WHAT YOU ARE ASKED TO DO
Leave out the pictures; transcribe all else exactly.

** START OF DATA **

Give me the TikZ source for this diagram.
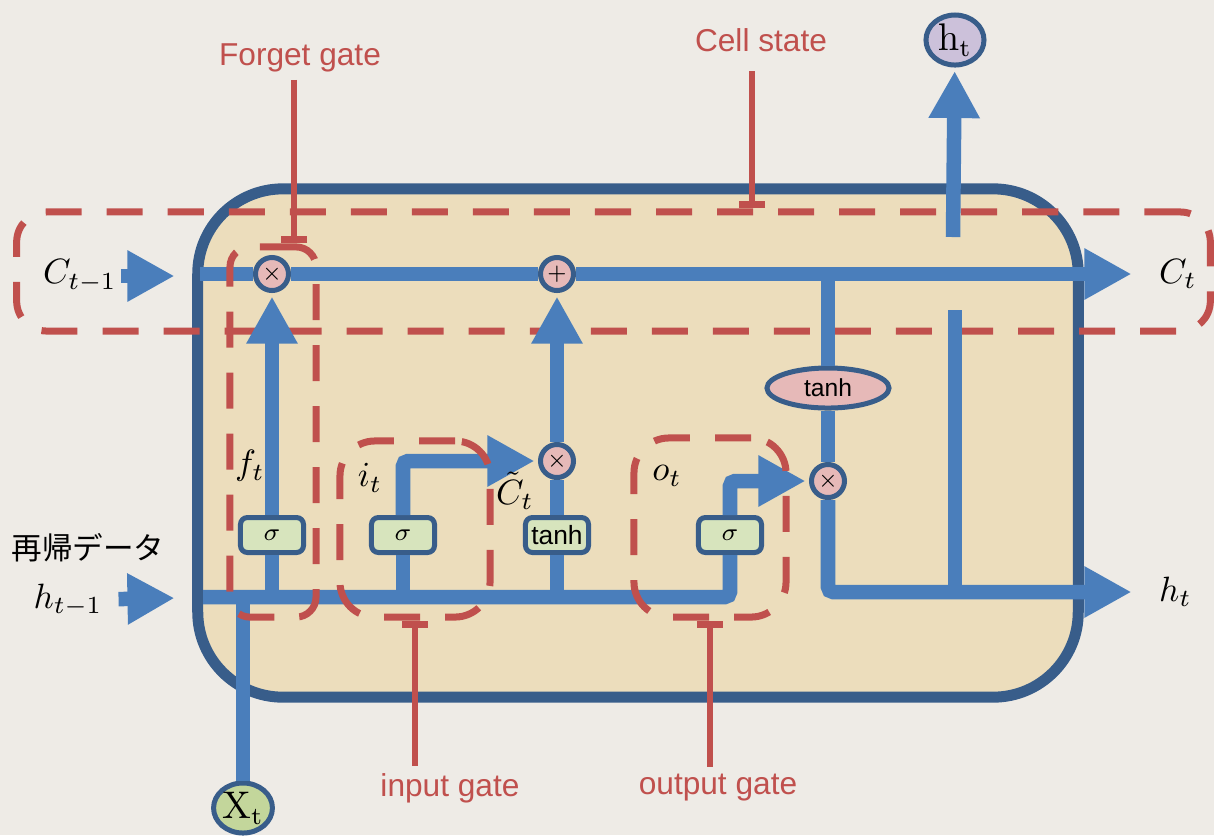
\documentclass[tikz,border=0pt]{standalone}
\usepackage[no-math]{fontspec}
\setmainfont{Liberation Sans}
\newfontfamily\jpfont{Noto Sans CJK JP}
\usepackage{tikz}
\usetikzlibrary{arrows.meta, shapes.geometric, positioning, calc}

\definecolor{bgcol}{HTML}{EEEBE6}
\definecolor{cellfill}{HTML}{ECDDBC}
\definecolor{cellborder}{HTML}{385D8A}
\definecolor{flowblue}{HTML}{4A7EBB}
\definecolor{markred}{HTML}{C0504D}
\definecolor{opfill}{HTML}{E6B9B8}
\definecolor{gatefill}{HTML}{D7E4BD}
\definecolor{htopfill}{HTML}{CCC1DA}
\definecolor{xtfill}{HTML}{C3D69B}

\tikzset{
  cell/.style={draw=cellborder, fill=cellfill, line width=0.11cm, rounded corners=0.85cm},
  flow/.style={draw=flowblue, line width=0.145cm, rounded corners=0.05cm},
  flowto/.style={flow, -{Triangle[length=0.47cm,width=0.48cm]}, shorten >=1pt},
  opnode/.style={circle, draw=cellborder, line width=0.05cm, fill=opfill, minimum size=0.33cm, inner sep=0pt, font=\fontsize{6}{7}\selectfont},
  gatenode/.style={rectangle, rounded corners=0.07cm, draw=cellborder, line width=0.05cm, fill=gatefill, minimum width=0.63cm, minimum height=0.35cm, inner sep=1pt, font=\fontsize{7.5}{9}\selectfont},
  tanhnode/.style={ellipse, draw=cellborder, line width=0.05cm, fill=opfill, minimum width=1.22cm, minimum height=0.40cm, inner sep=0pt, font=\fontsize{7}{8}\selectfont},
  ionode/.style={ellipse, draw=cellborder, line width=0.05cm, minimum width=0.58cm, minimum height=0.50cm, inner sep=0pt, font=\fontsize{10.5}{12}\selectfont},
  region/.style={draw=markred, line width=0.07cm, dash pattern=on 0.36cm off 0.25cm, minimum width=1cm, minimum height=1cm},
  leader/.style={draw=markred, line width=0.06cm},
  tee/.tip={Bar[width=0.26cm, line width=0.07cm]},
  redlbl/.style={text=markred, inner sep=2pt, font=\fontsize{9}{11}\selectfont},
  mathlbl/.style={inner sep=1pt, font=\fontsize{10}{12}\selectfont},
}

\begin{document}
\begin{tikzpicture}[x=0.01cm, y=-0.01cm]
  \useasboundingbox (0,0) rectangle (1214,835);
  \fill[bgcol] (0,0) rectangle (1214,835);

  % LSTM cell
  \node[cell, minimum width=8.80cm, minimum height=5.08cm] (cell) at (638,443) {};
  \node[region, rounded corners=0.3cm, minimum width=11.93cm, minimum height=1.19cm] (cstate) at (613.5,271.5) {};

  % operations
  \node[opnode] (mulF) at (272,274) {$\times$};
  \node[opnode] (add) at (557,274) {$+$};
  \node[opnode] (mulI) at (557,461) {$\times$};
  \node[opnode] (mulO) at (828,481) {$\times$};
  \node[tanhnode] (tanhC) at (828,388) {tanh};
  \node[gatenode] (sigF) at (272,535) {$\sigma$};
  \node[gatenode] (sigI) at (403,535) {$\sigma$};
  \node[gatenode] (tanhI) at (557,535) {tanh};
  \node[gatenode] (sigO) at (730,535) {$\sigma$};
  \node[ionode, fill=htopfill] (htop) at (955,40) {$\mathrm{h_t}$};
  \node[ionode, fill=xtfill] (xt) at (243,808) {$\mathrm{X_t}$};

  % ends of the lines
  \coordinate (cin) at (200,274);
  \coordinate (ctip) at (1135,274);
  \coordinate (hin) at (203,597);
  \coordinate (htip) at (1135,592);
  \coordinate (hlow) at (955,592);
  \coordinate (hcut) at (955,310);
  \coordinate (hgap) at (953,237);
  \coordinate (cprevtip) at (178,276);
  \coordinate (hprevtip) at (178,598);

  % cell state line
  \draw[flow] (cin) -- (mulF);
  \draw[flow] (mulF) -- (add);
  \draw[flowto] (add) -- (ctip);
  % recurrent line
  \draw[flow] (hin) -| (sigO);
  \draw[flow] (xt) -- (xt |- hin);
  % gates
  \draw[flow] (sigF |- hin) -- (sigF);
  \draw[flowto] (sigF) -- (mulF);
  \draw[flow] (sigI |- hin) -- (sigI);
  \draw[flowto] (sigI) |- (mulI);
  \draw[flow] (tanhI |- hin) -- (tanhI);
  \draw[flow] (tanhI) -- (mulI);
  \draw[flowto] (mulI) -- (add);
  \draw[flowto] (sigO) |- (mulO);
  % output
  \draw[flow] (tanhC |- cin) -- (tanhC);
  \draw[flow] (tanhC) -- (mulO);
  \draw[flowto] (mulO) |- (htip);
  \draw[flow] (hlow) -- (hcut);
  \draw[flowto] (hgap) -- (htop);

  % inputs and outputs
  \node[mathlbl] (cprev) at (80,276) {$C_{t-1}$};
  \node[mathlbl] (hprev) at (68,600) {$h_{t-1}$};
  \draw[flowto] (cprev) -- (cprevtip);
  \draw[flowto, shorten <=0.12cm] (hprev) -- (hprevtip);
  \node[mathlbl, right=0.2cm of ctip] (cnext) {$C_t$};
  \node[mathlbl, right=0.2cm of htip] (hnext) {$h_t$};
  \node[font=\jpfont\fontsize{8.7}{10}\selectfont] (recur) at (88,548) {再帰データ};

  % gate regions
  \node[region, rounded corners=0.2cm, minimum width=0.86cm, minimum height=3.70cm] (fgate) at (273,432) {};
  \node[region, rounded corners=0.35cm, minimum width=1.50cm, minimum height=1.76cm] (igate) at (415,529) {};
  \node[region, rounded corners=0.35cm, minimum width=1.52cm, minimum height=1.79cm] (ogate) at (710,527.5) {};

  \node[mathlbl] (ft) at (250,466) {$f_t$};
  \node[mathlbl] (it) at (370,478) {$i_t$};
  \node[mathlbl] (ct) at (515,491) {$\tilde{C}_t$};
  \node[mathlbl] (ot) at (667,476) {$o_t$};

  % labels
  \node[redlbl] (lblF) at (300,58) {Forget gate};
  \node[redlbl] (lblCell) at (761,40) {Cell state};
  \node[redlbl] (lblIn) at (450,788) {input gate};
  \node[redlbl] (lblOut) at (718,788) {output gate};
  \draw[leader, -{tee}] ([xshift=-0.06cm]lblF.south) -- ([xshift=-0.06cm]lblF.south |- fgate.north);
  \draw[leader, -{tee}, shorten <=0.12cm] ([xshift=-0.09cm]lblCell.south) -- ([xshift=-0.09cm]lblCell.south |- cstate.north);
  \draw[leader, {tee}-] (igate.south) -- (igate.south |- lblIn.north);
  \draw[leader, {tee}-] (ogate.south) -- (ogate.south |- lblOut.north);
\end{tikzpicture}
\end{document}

** END OF DATA **

RESPONSE TO THE EXERCISE
Give me the TikZ source for this diagram.
\documentclass[tikz,border=0pt]{standalone}
\usepackage[no-math]{fontspec}
\setmainfont{Liberation Sans}
\newfontfamily\jpfont{Noto Sans CJK JP}
\usepackage{tikz}
\usetikzlibrary{arrows.meta, shapes.geometric, positioning, calc}

\definecolor{bgcol}{HTML}{EEEBE6}
\definecolor{cellfill}{HTML}{ECDDBC}
\definecolor{cellborder}{HTML}{385D8A}
\definecolor{flowblue}{HTML}{4A7EBB}
\definecolor{markred}{HTML}{C0504D}
\definecolor{opfill}{HTML}{E6B9B8}
\definecolor{gatefill}{HTML}{D7E4BD}
\definecolor{htopfill}{HTML}{CCC1DA}
\definecolor{xtfill}{HTML}{C3D69B}

\tikzset{
  cell/.style={draw=cellborder, fill=cellfill, line width=0.11cm, rounded corners=0.85cm},
  flow/.style={draw=flowblue, line width=0.145cm, rounded corners=0.05cm},
  flowto/.style={flow, -{Triangle[length=0.47cm,width=0.48cm]}, shorten >=1pt},
  opnode/.style={circle, draw=cellborder, line width=0.05cm, fill=opfill, minimum size=0.33cm, inner sep=0pt, font=\fontsize{6}{7}\selectfont},
  gatenode/.style={rectangle, rounded corners=0.07cm, draw=cellborder, line width=0.05cm, fill=gatefill, minimum width=0.63cm, minimum height=0.35cm, inner sep=1pt, font=\fontsize{7.5}{9}\selectfont},
  tanhnode/.style={ellipse, draw=cellborder, line width=0.05cm, fill=opfill, minimum width=1.22cm, minimum height=0.40cm, inner sep=0pt, font=\fontsize{7}{8}\selectfont},
  ionode/.style={ellipse, draw=cellborder, line width=0.05cm, minimum width=0.58cm, minimum height=0.50cm, inner sep=0pt, font=\fontsize{10.5}{12}\selectfont},
  region/.style={draw=markred, line width=0.07cm, dash pattern=on 0.36cm off 0.25cm, minimum width=1cm, minimum height=1cm},
  leader/.style={draw=markred, line width=0.06cm},
  tee/.tip={Bar[width=0.26cm, line width=0.07cm]},
  redlbl/.style={text=markred, inner sep=2pt, font=\fontsize{9}{11}\selectfont},
  mathlbl/.style={inner sep=1pt, font=\fontsize{10}{12}\selectfont},
}

\begin{document}
\begin{tikzpicture}[x=0.01cm, y=-0.01cm]
  \useasboundingbox (0,0) rectangle (1214,835);
  \fill[bgcol] (0,0) rectangle (1214,835);

  % LSTM cell
  \node[cell, minimum width=8.80cm, minimum height=5.08cm] (cell) at (638,443) {};
  \node[region, rounded corners=0.3cm, minimum width=11.93cm, minimum height=1.19cm] (cstate) at (613.5,271.5) {};

  % operations
  \node[opnode] (mulF) at (272,274) {$\times$};
  \node[opnode] (add) at (557,274) {$+$};
  \node[opnode] (mulI) at (557,461) {$\times$};
  \node[opnode] (mulO) at (828,481) {$\times$};
  \node[tanhnode] (tanhC) at (828,388) {tanh};
  \node[gatenode] (sigF) at (272,535) {$\sigma$};
  \node[gatenode] (sigI) at (403,535) {$\sigma$};
  \node[gatenode] (tanhI) at (557,535) {tanh};
  \node[gatenode] (sigO) at (730,535) {$\sigma$};
  \node[ionode, fill=htopfill] (htop) at (955,40) {$\mathrm{h_t}$};
  \node[ionode, fill=xtfill] (xt) at (243,808) {$\mathrm{X_t}$};

  % ends of the lines
  \coordinate (cin) at (200,274);
  \coordinate (ctip) at (1135,274);
  \coordinate (hin) at (203,597);
  \coordinate (htip) at (1135,592);
  \coordinate (hlow) at (955,592);
  \coordinate (hcut) at (955,310);
  \coordinate (hgap) at (953,237);
  \coordinate (cprevtip) at (178,276);
  \coordinate (hprevtip) at (178,598);

  % cell state line
  \draw[flow] (cin) -- (mulF);
  \draw[flow] (mulF) -- (add);
  \draw[flowto] (add) -- (ctip);
  % recurrent line
  \draw[flow] (hin) -| (sigO);
  \draw[flow] (xt) -- (xt |- hin);
  % gates
  \draw[flow] (sigF |- hin) -- (sigF);
  \draw[flowto] (sigF) -- (mulF);
  \draw[flow] (sigI |- hin) -- (sigI);
  \draw[flowto] (sigI) |- (mulI);
  \draw[flow] (tanhI |- hin) -- (tanhI);
  \draw[flow] (tanhI) -- (mulI);
  \draw[flowto] (mulI) -- (add);
  \draw[flowto] (sigO) |- (mulO);
  % output
  \draw[flow] (tanhC |- cin) -- (tanhC);
  \draw[flow] (tanhC) -- (mulO);
  \draw[flowto] (mulO) |- (htip);
  \draw[flow] (hlow) -- (hcut);
  \draw[flowto] (hgap) -- (htop);

  % inputs and outputs
  \node[mathlbl] (cprev) at (80,276) {$C_{t-1}$};
  \node[mathlbl] (hprev) at (68,600) {$h_{t-1}$};
  \draw[flowto] (cprev) -- (cprevtip);
  \draw[flowto, shorten <=0.12cm] (hprev) -- (hprevtip);
  \node[mathlbl, right=0.2cm of ctip] (cnext) {$C_t$};
  \node[mathlbl, right=0.2cm of htip] (hnext) {$h_t$};
  \node[font=\jpfont\fontsize{8.7}{10}\selectfont] (recur) at (88,548) {再帰データ};

  % gate regions
  \node[region, rounded corners=0.2cm, minimum width=0.86cm, minimum height=3.70cm] (fgate) at (273,432) {};
  \node[region, rounded corners=0.35cm, minimum width=1.50cm, minimum height=1.76cm] (igate) at (415,529) {};
  \node[region, rounded corners=0.35cm, minimum width=1.52cm, minimum height=1.79cm] (ogate) at (710,527.5) {};

  \node[mathlbl] (ft) at (250,466) {$f_t$};
  \node[mathlbl] (it) at (370,478) {$i_t$};
  \node[mathlbl] (ct) at (515,491) {$\tilde{C}_t$};
  \node[mathlbl] (ot) at (667,476) {$o_t$};

  % labels
  \node[redlbl] (lblF) at (300,58) {Forget gate};
  \node[redlbl] (lblCell) at (761,40) {Cell state};
  \node[redlbl] (lblIn) at (450,788) {input gate};
  \node[redlbl] (lblOut) at (718,788) {output gate};
  \draw[leader, -{tee}] ([xshift=-0.06cm]lblF.south) -- ([xshift=-0.06cm]lblF.south |- fgate.north);
  \draw[leader, -{tee}, shorten <=0.12cm] ([xshift=-0.09cm]lblCell.south) -- ([xshift=-0.09cm]lblCell.south |- cstate.north);
  \draw[leader, {tee}-] (igate.south) -- (igate.south |- lblIn.north);
  \draw[leader, {tee}-] (ogate.south) -- (ogate.south |- lblOut.north);
\end{tikzpicture}
\end{document}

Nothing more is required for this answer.